OBJECTIVE :: Starting at the top of the listing, extract every line up to and including the one with "(aEn) at (30,203)". Pictures stay out of the copy.

DATA EXTRACT ::
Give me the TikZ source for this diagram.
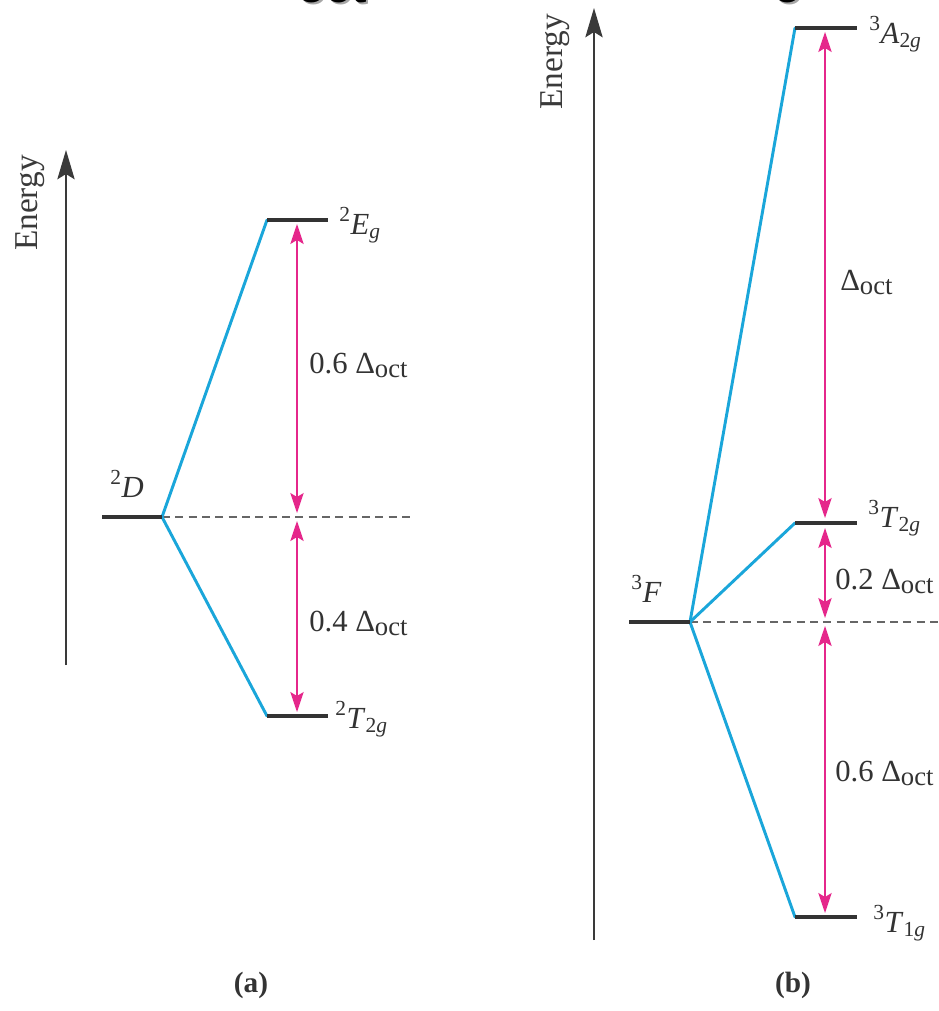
\documentclass[tikz,border=0pt]{standalone}
\usepackage{fontspec}
\setmainfont{Liberation Serif}
\newfontfamily\hsans{Liberation Sans}
\usetikzlibrary{arrows.meta}
\definecolor{lvl}{HTML}{333333}
\definecolor{splitc}{HTML}{1AA6DA}
\definecolor{pinkc}{HTML}{E5278B}
\definecolor{axisc}{HTML}{3A3A3A}
\definecolor{dashc}{HTML}{666666}
\newcommand{\Doct}{Δ\raisebox{-0.15em}{\fontsize{20}{20}\selectfont oct}}
\tikzset{
  lvline/.style={draw=lvl, line width=2.3pt},
  splitline/.style={draw=splitc, line width=2.2pt, line cap=round, line join=round},
  gaparrow/.style={draw=pinkc, line width=1.1pt,
     {Stealth[length=15pt,width=10pt,inset=3pt]}-{Stealth[length=15pt,width=10pt,inset=3pt]}},
  axisarrow/.style={draw=axisc, line width=1.1pt, -{Stealth[length=22pt,width=13pt,inset=4pt]}},
  refline/.style={draw=dashc, line width=1.1pt, dash pattern=on 6pt off 4pt},
  lab/.style={font=\fontsize{23}{27}\selectfont, text=lvl, anchor=base west, inner sep=0pt},
  energylab/.style={font=\fontsize{25}{28}\selectfont, text=axisc, rotate=90, inner sep=0pt},
  panellab/.style={font=\fontsize{22}{26}\selectfont\bfseries, text=lvl, inner sep=0pt},
  fragment/.style={font=\fontsize{35}{35}\selectfont\hsans\bfseries, anchor=base west, inner sep=0pt}
}
\begin{document}
\begin{tikzpicture}[x=0.75pt,y=-0.75pt]
\useasboundingbox (0,0) rectangle (939,1011);
\clip (0,0) rectangle (939,1011);
\fill[white] (0,0) rectangle (939,1011);
% cropped title fragments
\node[fragment, text=black!35] (frA2) at (299,4) {oct};
\node[fragment, text=black] (frA) at (297,2) {oct};
\node[fragment, text=black!35] (frB2) at (775,4) {o};
\node[fragment, text=black] (frB) at (773,2) {o};

% ---------------- panel (a)
\coordinate (aAxS) at (66,665);
\coordinate (aAxE) at (66,150);
\draw[axisarrow] (aAxS) -- (aAxE);
\node[energylab] (aEn) at (30,203) {Energy};

\coordinate (Dl) at (102,517);
\coordinate (Dr) at (162,517);
\coordinate (Dend) at (413,517);
\coordinate (Egl) at (267,220);
\coordinate (Egr) at (328,220);
\coordinate (Tgl) at (267,716);
\coordinate (Tgr) at (328,716);
\draw[refline] (Dr) -- (Dend);
\draw[splitline] (Egl) -- (Dr) -- (Tgl);
\draw[lvline] (Dl) -- (Dr);
\draw[lvline] (Egl) -- (Egr);
\draw[lvline] (Tgl) -- (Tgr);

\coordinate (aP1) at (297,224);
\coordinate (aP2) at (297,513);
\coordinate (aP3) at (297,521);
\coordinate (aP4) at (297,712);
\draw[gaparrow] (aP1) -- (aP2);
\draw[gaparrow] (aP3) -- (aP4);

\node[lab] (labD) at (110,497) {\textsuperscript{2}\textit{D}};
\node[lab] (labEg) at (339,234) {\textsuperscript{2}\textit{E}\textsubscript{\textit{g}}};
\node[lab] (labT2a) at (335,728) {\textsuperscript{2}\textit{T}\textsubscript{2\textit{g}}};
\node[lab] (labA6) at (309,373) {0.6 \Doct};
\node[lab] (labA4) at (309,631) {0.4 \Doct};
\node[panellab] (pa) at (251,985) {(a)};

% ---------------- panel (b)
\coordinate (bAxS) at (594,940);
\coordinate (bAxE) at (594,8);
\draw[axisarrow] (bAxS) -- (bAxE);
\node[energylab] (bEn) at (555,62) {Energy};

\coordinate (Fl) at (629,622);
\coordinate (Fr) at (690,622);
\coordinate (Fend) at (945,622);
\coordinate (A2l) at (795,28);
\coordinate (A2r) at (857,28);
\coordinate (T2l) at (795,523);
\coordinate (T2r) at (857,523);
\coordinate (T1l) at (795,917);
\coordinate (T1r) at (857,917);
\draw[refline] (Fr) -- (Fend);
\draw[splitline] (A2l) -- (Fr) -- (T1l);
\draw[splitline] (Fr) -- (T2l);
\draw[lvline] (Fl) -- (Fr);
\draw[lvline] (A2l) -- (A2r);
\draw[lvline] (T2l) -- (T2r);
\draw[lvline] (T1l) -- (T1r);

\coordinate (bP1) at (825,32);
\coordinate (bP2) at (825,518);
\coordinate (bP3) at (825,528);
\coordinate (bP4) at (825,618);
\coordinate (bP5) at (825,626);
\coordinate (bP6) at (825,913);
\draw[gaparrow] (bP1) -- (bP2);
\draw[gaparrow] (bP3) -- (bP4);
\draw[gaparrow] (bP5) -- (bP6);

\node[lab] (labF) at (631,602) {\textsuperscript{3}\textit{F}};
\node[lab] (labA2) at (869,43) {\textsuperscript{3}\textit{A}\textsubscript{2\textit{g}}};
\node[lab] (labT2b) at (868,527) {\textsuperscript{3}\textit{T}\textsubscript{2\textit{g}}};
\node[lab] (labT1) at (873,932) {\textsuperscript{3}\textit{T}\textsubscript{1\textit{g}}};
\node[lab] (labB1) at (840,290) {\Doct};
\node[lab] (labB2) at (835,589) {0.2 \Doct};
\node[lab] (labB6) at (835,781) {0.6 \Doct};
\node[panellab] (pb) at (793,985) {(b)};
\end{tikzpicture}
\end{document}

FULL SOLUTION ::
Give me the TikZ source for this diagram.
\documentclass[tikz,border=0pt]{standalone}
\usepackage{fontspec}
\setmainfont{Liberation Serif}
\newfontfamily\hsans{Liberation Sans}
\usetikzlibrary{arrows.meta}
\definecolor{lvl}{HTML}{333333}
\definecolor{splitc}{HTML}{1AA6DA}
\definecolor{pinkc}{HTML}{E5278B}
\definecolor{axisc}{HTML}{3A3A3A}
\definecolor{dashc}{HTML}{666666}
\newcommand{\Doct}{Δ\raisebox{-0.15em}{\fontsize{20}{20}\selectfont oct}}
\tikzset{
  lvline/.style={draw=lvl, line width=2.3pt},
  splitline/.style={draw=splitc, line width=2.2pt, line cap=round, line join=round},
  gaparrow/.style={draw=pinkc, line width=1.1pt,
     {Stealth[length=15pt,width=10pt,inset=3pt]}-{Stealth[length=15pt,width=10pt,inset=3pt]}},
  axisarrow/.style={draw=axisc, line width=1.1pt, -{Stealth[length=22pt,width=13pt,inset=4pt]}},
  refline/.style={draw=dashc, line width=1.1pt, dash pattern=on 6pt off 4pt},
  lab/.style={font=\fontsize{23}{27}\selectfont, text=lvl, anchor=base west, inner sep=0pt},
  energylab/.style={font=\fontsize{25}{28}\selectfont, text=axisc, rotate=90, inner sep=0pt},
  panellab/.style={font=\fontsize{22}{26}\selectfont\bfseries, text=lvl, inner sep=0pt},
  fragment/.style={font=\fontsize{35}{35}\selectfont\hsans\bfseries, anchor=base west, inner sep=0pt}
}
\begin{document}
\begin{tikzpicture}[x=0.75pt,y=-0.75pt]
\useasboundingbox (0,0) rectangle (939,1011);
\clip (0,0) rectangle (939,1011);
\fill[white] (0,0) rectangle (939,1011);
% cropped title fragments
\node[fragment, text=black!35] (frA2) at (299,4) {oct};
\node[fragment, text=black] (frA) at (297,2) {oct};
\node[fragment, text=black!35] (frB2) at (775,4) {o};
\node[fragment, text=black] (frB) at (773,2) {o};

% ---------------- panel (a)
\coordinate (aAxS) at (66,665);
\coordinate (aAxE) at (66,150);
\draw[axisarrow] (aAxS) -- (aAxE);
\node[energylab] (aEn) at (30,203) {Energy};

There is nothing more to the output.